Required task =>
Would you return the complete listing below word for word?

Collected material =>
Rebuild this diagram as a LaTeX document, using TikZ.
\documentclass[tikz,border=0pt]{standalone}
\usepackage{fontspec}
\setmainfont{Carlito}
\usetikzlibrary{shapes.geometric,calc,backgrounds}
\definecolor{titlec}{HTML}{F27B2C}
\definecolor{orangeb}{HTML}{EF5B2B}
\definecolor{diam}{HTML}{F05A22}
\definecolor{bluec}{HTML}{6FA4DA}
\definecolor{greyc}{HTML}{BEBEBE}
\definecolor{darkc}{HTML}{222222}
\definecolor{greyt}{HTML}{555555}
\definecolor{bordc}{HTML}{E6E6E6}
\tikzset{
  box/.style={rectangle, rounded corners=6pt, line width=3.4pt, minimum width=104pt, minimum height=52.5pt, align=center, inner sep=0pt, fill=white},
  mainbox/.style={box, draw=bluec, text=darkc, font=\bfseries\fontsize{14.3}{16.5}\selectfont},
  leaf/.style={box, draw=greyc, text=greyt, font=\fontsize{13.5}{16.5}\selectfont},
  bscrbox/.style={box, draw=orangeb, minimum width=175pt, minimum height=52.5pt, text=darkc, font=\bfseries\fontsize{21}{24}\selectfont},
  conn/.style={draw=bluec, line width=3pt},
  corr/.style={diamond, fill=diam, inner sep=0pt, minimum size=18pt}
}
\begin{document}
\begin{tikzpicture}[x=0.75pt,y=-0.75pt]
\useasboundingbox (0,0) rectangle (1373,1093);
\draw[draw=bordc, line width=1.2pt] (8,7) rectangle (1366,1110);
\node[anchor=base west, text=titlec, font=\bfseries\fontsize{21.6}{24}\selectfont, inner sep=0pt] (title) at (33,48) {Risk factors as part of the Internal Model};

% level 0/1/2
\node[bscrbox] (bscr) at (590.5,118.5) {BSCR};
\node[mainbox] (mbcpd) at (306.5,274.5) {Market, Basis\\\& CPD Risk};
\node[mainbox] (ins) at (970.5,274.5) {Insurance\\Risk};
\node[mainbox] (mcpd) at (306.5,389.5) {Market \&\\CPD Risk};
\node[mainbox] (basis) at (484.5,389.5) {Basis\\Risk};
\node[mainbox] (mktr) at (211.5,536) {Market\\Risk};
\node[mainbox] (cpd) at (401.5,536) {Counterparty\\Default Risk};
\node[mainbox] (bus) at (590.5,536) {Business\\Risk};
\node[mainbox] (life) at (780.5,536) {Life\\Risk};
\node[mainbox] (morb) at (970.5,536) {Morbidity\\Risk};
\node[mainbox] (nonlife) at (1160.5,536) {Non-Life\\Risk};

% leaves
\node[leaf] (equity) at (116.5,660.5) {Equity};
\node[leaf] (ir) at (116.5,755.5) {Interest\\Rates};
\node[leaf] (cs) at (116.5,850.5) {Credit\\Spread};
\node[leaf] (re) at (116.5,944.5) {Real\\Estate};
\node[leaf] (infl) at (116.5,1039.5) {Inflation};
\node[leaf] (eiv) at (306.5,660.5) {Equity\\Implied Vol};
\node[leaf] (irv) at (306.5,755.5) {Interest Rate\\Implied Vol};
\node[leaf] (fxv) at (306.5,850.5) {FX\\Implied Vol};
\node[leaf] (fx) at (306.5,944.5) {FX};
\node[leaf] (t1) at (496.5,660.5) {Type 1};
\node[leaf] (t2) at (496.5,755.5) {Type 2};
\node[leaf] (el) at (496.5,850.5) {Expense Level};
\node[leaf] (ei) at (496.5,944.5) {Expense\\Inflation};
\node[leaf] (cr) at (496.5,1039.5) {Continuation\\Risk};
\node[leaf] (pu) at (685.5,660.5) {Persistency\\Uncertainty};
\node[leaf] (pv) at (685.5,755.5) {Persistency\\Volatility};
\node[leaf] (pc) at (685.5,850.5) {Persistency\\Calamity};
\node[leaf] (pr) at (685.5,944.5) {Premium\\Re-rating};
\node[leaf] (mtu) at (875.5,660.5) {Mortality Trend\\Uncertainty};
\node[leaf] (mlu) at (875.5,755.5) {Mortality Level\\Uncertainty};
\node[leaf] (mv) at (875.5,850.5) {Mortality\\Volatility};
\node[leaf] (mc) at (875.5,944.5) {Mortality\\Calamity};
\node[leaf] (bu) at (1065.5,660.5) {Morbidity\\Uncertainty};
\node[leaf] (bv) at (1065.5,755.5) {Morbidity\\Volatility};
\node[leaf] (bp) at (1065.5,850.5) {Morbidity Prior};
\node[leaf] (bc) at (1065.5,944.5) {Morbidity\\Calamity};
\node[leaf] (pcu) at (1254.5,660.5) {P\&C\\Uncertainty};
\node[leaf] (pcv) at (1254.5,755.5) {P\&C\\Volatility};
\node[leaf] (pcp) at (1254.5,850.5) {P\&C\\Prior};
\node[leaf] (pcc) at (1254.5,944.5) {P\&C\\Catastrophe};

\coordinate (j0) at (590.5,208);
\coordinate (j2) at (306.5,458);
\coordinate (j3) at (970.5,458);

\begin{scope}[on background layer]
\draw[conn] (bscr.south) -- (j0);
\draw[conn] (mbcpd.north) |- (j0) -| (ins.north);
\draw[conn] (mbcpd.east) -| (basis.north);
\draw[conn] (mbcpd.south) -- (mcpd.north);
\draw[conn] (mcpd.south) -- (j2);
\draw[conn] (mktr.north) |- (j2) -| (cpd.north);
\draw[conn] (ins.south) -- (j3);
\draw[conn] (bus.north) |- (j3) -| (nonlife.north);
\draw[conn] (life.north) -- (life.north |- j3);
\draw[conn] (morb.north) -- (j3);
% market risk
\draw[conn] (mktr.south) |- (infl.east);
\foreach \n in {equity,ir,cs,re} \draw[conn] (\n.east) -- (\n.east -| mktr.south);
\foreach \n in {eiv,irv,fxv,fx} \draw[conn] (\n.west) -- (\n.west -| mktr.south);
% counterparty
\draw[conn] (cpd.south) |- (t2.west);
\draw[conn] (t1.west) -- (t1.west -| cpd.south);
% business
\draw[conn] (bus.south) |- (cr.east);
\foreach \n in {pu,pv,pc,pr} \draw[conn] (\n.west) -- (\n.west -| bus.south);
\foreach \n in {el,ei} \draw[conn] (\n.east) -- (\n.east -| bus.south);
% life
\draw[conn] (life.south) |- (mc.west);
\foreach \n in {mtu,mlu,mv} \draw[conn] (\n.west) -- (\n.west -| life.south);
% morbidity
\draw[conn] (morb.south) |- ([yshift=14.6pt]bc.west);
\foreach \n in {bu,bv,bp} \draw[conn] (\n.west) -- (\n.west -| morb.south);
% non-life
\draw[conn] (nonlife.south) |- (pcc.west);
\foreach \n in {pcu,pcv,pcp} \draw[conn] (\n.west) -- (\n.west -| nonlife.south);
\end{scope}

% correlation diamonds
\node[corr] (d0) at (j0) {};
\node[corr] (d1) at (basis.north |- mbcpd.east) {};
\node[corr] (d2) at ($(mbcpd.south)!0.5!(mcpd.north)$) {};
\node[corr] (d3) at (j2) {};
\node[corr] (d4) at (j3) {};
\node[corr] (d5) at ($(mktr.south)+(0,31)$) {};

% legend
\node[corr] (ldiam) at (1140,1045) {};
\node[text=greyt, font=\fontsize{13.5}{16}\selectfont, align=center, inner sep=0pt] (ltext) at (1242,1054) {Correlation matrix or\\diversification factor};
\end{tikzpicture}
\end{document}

Solution to this task =>
Rebuild this diagram as a LaTeX document, using TikZ.
\documentclass[tikz,border=0pt]{standalone}
\usepackage{fontspec}
\setmainfont{Carlito}
\usetikzlibrary{shapes.geometric,calc,backgrounds}
\definecolor{titlec}{HTML}{F27B2C}
\definecolor{orangeb}{HTML}{EF5B2B}
\definecolor{diam}{HTML}{F05A22}
\definecolor{bluec}{HTML}{6FA4DA}
\definecolor{greyc}{HTML}{BEBEBE}
\definecolor{darkc}{HTML}{222222}
\definecolor{greyt}{HTML}{555555}
\definecolor{bordc}{HTML}{E6E6E6}
\tikzset{
  box/.style={rectangle, rounded corners=6pt, line width=3.4pt, minimum width=104pt, minimum height=52.5pt, align=center, inner sep=0pt, fill=white},
  mainbox/.style={box, draw=bluec, text=darkc, font=\bfseries\fontsize{14.3}{16.5}\selectfont},
  leaf/.style={box, draw=greyc, text=greyt, font=\fontsize{13.5}{16.5}\selectfont},
  bscrbox/.style={box, draw=orangeb, minimum width=175pt, minimum height=52.5pt, text=darkc, font=\bfseries\fontsize{21}{24}\selectfont},
  conn/.style={draw=bluec, line width=3pt},
  corr/.style={diamond, fill=diam, inner sep=0pt, minimum size=18pt}
}
\begin{document}
\begin{tikzpicture}[x=0.75pt,y=-0.75pt]
\useasboundingbox (0,0) rectangle (1373,1093);
\draw[draw=bordc, line width=1.2pt] (8,7) rectangle (1366,1110);
\node[anchor=base west, text=titlec, font=\bfseries\fontsize{21.6}{24}\selectfont, inner sep=0pt] (title) at (33,48) {Risk factors as part of the Internal Model};

% level 0/1/2
\node[bscrbox] (bscr) at (590.5,118.5) {BSCR};
\node[mainbox] (mbcpd) at (306.5,274.5) {Market, Basis\\\& CPD Risk};
\node[mainbox] (ins) at (970.5,274.5) {Insurance\\Risk};
\node[mainbox] (mcpd) at (306.5,389.5) {Market \&\\CPD Risk};
\node[mainbox] (basis) at (484.5,389.5) {Basis\\Risk};
\node[mainbox] (mktr) at (211.5,536) {Market\\Risk};
\node[mainbox] (cpd) at (401.5,536) {Counterparty\\Default Risk};
\node[mainbox] (bus) at (590.5,536) {Business\\Risk};
\node[mainbox] (life) at (780.5,536) {Life\\Risk};
\node[mainbox] (morb) at (970.5,536) {Morbidity\\Risk};
\node[mainbox] (nonlife) at (1160.5,536) {Non-Life\\Risk};

% leaves
\node[leaf] (equity) at (116.5,660.5) {Equity};
\node[leaf] (ir) at (116.5,755.5) {Interest\\Rates};
\node[leaf] (cs) at (116.5,850.5) {Credit\\Spread};
\node[leaf] (re) at (116.5,944.5) {Real\\Estate};
\node[leaf] (infl) at (116.5,1039.5) {Inflation};
\node[leaf] (eiv) at (306.5,660.5) {Equity\\Implied Vol};
\node[leaf] (irv) at (306.5,755.5) {Interest Rate\\Implied Vol};
\node[leaf] (fxv) at (306.5,850.5) {FX\\Implied Vol};
\node[leaf] (fx) at (306.5,944.5) {FX};
\node[leaf] (t1) at (496.5,660.5) {Type 1};
\node[leaf] (t2) at (496.5,755.5) {Type 2};
\node[leaf] (el) at (496.5,850.5) {Expense Level};
\node[leaf] (ei) at (496.5,944.5) {Expense\\Inflation};
\node[leaf] (cr) at (496.5,1039.5) {Continuation\\Risk};
\node[leaf] (pu) at (685.5,660.5) {Persistency\\Uncertainty};
\node[leaf] (pv) at (685.5,755.5) {Persistency\\Volatility};
\node[leaf] (pc) at (685.5,850.5) {Persistency\\Calamity};
\node[leaf] (pr) at (685.5,944.5) {Premium\\Re-rating};
\node[leaf] (mtu) at (875.5,660.5) {Mortality Trend\\Uncertainty};
\node[leaf] (mlu) at (875.5,755.5) {Mortality Level\\Uncertainty};
\node[leaf] (mv) at (875.5,850.5) {Mortality\\Volatility};
\node[leaf] (mc) at (875.5,944.5) {Mortality\\Calamity};
\node[leaf] (bu) at (1065.5,660.5) {Morbidity\\Uncertainty};
\node[leaf] (bv) at (1065.5,755.5) {Morbidity\\Volatility};
\node[leaf] (bp) at (1065.5,850.5) {Morbidity Prior};
\node[leaf] (bc) at (1065.5,944.5) {Morbidity\\Calamity};
\node[leaf] (pcu) at (1254.5,660.5) {P\&C\\Uncertainty};
\node[leaf] (pcv) at (1254.5,755.5) {P\&C\\Volatility};
\node[leaf] (pcp) at (1254.5,850.5) {P\&C\\Prior};
\node[leaf] (pcc) at (1254.5,944.5) {P\&C\\Catastrophe};

\coordinate (j0) at (590.5,208);
\coordinate (j2) at (306.5,458);
\coordinate (j3) at (970.5,458);

\begin{scope}[on background layer]
\draw[conn] (bscr.south) -- (j0);
\draw[conn] (mbcpd.north) |- (j0) -| (ins.north);
\draw[conn] (mbcpd.east) -| (basis.north);
\draw[conn] (mbcpd.south) -- (mcpd.north);
\draw[conn] (mcpd.south) -- (j2);
\draw[conn] (mktr.north) |- (j2) -| (cpd.north);
\draw[conn] (ins.south) -- (j3);
\draw[conn] (bus.north) |- (j3) -| (nonlife.north);
\draw[conn] (life.north) -- (life.north |- j3);
\draw[conn] (morb.north) -- (j3);
% market risk
\draw[conn] (mktr.south) |- (infl.east);
\foreach \n in {equity,ir,cs,re} \draw[conn] (\n.east) -- (\n.east -| mktr.south);
\foreach \n in {eiv,irv,fxv,fx} \draw[conn] (\n.west) -- (\n.west -| mktr.south);
% counterparty
\draw[conn] (cpd.south) |- (t2.west);
\draw[conn] (t1.west) -- (t1.west -| cpd.south);
% business
\draw[conn] (bus.south) |- (cr.east);
\foreach \n in {pu,pv,pc,pr} \draw[conn] (\n.west) -- (\n.west -| bus.south);
\foreach \n in {el,ei} \draw[conn] (\n.east) -- (\n.east -| bus.south);
% life
\draw[conn] (life.south) |- (mc.west);
\foreach \n in {mtu,mlu,mv} \draw[conn] (\n.west) -- (\n.west -| life.south);
% morbidity
\draw[conn] (morb.south) |- ([yshift=14.6pt]bc.west);
\foreach \n in {bu,bv,bp} \draw[conn] (\n.west) -- (\n.west -| morb.south);
% non-life
\draw[conn] (nonlife.south) |- (pcc.west);
\foreach \n in {pcu,pcv,pcp} \draw[conn] (\n.west) -- (\n.west -| nonlife.south);
\end{scope}

% correlation diamonds
\node[corr] (d0) at (j0) {};
\node[corr] (d1) at (basis.north |- mbcpd.east) {};
\node[corr] (d2) at ($(mbcpd.south)!0.5!(mcpd.north)$) {};
\node[corr] (d3) at (j2) {};
\node[corr] (d4) at (j3) {};
\node[corr] (d5) at ($(mktr.south)+(0,31)$) {};

% legend
\node[corr] (ldiam) at (1140,1045) {};
\node[text=greyt, font=\fontsize{13.5}{16}\selectfont, align=center, inner sep=0pt] (ltext) at (1242,1054) {Correlation matrix or\\diversification factor};
\end{tikzpicture}
\end{document}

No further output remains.